KUMFURT | 1914-16 | UK :
Kumfurt was one of a crop of tiny British makers that appeared in 1914 and 1915 and lasted barely two years. As the major manufacturers switched to military work, a clutch of small firms leapt into the gap with lightweights rushed to market using proprietary engines, two-strokes from the likes of Villiers and four-strokes from JAP, Precision and Blackburne, and among these short-lived marques was Kumfurt, active from 1914 to 1916. The firm was based at Cookham Rise, near Maidenhead in Berkshire, and like its contemporaries it built nothing of its own beyond the frames, buying in its power units. The recorded range ran from a model with the 269cc Villiers two-stroke, through a 499cc Precision side-valve single, to a 655cc JAP V-twin, which is exactly the spread of bought-in engines that defined the class. The smallest of these was the era’s default lightweight unit. By 1914 the Villiers 269cc two-stroke had been adopted by a large number of motorcycle manufacturers, its simplicity and attractive price making it a rapid success.
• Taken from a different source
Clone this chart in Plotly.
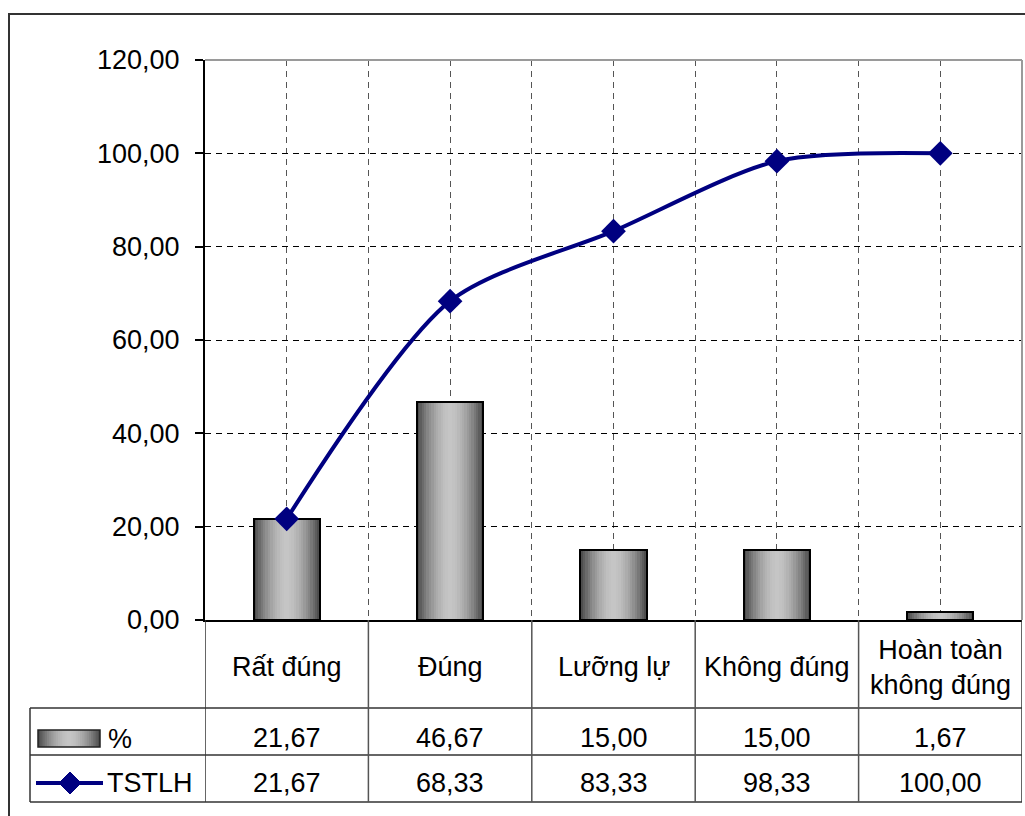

Kumfurt and its fellow newcomers all collapsed when the production of civilian motorcycles was stopped by order of the War Office. That wartime ban, which choked off the supply of materials and the market for civilian machines alike, is the solid explanation for the 1916 cessation, and it applied across the whole group of small 1914-to-1916 makers rather than to Kumfurt alone.